Yes, I can know that abortion is murder and show the woman that has had multiple abortions compassion because she is a human being created in God’s image.

Yes, I can know that God’s word teaches homosexuality is wrong and treat those living that lifestyle with respect because they are human beings created in God’s image.

Yes, I can show love to the sex offender because that person too was created in the image of God.

Yes, I can be kind to those that treat me poorly because they pre-judge me because of my beliefs because that person judging me is one of God’s created beings.

Are you catching on?  Each person, whether in the womb or out of the womb, no matter what shade of brown, no matter what sexual orientation they claim, no matter what sin they’ve committed has value in God’s sight, which means they should have value in our sight.   In other words, they deserve dignity because of who God is, not because of who they are.  He gives our lives value and worth and meaning.  And when we look through the eyes of Christ we can see value in the lives of those with whom we disagree.  We can treat those people with respect and dignity an disagree with them at the same time.  In fact, we do this all the time with people we love.  It’s those people that have no name that make it hard.  But when we understand God’s word it becomes easier.

We deserve dignity because of who God is not because of who we are Click To Tweet

Relationship problems come when we forget.  Or when we think we know what the “other side” believes; when we pre-judge–and both sides of any issue is guilty.  Those on the life side prejudge those on the death side.  Those on the homosexual side prejudge those on the one man one woman side.  Problems arise hen we treat others as if they’re not as good as we are or when we judge others because they don’t do, or believe or say what we think they should.  When we refuse to treat others as human beings created in God’s image (sacred).

The fact is we are ALL guilty of treating others poorly.  If you think you don’t you’re a liar, plain and simple because we ALL fall short and even the humblest person has a bit of pride.  I want to encourage all of us to look inward today and examine ourselves to see if we’re treating others with the respect and dignity they demand as human beings.  Forget their appearance.  Forget their sin.  Forget that you wish they were doing what you want them to do instead of what they want to do.  Forget the pain they’ve caused you, or the pain you think they’ve caused you.  Focus on who they are as a person formed at the hand of the Creator of all things and consider their value in this light.
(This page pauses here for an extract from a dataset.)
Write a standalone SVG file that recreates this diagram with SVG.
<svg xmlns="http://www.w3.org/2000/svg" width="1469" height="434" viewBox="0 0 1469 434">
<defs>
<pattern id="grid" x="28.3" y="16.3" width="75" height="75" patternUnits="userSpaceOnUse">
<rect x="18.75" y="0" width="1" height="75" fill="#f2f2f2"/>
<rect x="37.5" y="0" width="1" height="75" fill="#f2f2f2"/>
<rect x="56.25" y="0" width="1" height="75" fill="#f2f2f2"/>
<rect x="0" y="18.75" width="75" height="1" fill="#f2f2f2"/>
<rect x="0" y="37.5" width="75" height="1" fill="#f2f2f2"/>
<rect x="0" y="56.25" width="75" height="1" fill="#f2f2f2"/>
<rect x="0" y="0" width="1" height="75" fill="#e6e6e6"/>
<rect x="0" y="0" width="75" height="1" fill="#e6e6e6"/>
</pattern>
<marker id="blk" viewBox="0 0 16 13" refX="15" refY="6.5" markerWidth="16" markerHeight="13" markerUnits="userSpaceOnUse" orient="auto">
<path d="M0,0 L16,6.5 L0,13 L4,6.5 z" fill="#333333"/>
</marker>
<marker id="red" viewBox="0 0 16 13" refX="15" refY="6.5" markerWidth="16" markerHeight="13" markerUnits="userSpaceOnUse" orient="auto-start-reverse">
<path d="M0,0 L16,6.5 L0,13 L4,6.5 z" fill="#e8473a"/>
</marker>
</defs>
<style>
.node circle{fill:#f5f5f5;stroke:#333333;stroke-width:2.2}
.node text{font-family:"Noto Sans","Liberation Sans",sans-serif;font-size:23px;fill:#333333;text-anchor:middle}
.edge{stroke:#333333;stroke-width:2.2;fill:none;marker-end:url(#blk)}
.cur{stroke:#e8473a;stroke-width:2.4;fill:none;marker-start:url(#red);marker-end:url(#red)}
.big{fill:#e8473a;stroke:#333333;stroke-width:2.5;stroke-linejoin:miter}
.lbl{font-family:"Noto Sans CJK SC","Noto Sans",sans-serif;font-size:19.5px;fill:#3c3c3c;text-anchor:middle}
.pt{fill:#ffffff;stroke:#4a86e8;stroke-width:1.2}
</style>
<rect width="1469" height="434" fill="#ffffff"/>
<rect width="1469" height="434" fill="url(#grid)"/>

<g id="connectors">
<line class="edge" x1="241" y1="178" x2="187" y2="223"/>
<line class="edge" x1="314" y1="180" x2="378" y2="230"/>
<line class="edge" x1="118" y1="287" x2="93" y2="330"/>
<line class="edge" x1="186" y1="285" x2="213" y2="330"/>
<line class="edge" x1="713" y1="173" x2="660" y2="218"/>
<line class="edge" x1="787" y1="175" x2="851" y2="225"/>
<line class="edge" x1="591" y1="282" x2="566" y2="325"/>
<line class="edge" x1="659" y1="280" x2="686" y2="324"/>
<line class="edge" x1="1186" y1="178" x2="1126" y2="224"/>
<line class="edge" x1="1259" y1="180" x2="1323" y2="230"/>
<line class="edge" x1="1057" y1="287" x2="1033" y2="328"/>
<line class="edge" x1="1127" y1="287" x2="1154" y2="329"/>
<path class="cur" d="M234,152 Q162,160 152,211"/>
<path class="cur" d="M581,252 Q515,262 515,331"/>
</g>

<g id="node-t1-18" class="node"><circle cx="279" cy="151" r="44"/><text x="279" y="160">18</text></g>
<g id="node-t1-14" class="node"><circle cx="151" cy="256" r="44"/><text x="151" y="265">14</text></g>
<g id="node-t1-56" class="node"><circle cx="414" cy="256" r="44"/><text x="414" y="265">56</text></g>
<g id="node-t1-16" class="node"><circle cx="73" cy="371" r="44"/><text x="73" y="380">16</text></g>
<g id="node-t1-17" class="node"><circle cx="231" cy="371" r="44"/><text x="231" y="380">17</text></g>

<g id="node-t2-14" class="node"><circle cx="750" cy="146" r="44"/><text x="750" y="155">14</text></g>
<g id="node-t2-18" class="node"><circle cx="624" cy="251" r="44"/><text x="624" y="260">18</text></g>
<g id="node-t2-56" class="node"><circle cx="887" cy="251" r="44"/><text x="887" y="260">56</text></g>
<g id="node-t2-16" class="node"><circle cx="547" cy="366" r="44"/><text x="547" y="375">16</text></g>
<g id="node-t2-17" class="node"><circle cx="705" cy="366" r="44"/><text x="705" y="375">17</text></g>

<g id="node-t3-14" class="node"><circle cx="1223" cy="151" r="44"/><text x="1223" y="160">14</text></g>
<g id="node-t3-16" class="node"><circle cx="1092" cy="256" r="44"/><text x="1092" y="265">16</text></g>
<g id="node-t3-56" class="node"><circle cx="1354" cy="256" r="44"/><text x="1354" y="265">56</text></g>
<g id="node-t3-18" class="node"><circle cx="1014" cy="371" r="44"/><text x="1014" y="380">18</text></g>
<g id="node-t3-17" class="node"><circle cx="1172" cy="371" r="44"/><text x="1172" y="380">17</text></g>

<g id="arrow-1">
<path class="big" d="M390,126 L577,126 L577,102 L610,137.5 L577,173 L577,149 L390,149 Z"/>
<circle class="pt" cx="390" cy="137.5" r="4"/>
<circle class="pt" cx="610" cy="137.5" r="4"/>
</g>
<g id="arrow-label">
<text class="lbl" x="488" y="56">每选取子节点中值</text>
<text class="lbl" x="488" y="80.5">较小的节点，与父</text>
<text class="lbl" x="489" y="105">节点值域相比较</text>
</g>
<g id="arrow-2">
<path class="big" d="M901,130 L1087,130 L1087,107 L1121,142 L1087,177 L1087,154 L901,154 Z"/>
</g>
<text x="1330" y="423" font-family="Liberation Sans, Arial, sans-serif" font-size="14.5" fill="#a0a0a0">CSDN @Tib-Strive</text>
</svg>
Maybe it’s time to soften our hearts. Maybe it’s time to repent.  To turn away from the way we’ve treated them (whoever the them is in your life) and begin to treat them as they deserve.  (Not because of who they are, but because of who God is).

That’s my challenge to you today.  Are you treating others a sacred persons created in God’s image?  Are you treating them with the dignity and respect they deserve, not because of who they are, but because of who Christ is?  Are you willing to humble yourself and repent for behavior that has not shown dignity and respect to others, first to God and then to them if you are able?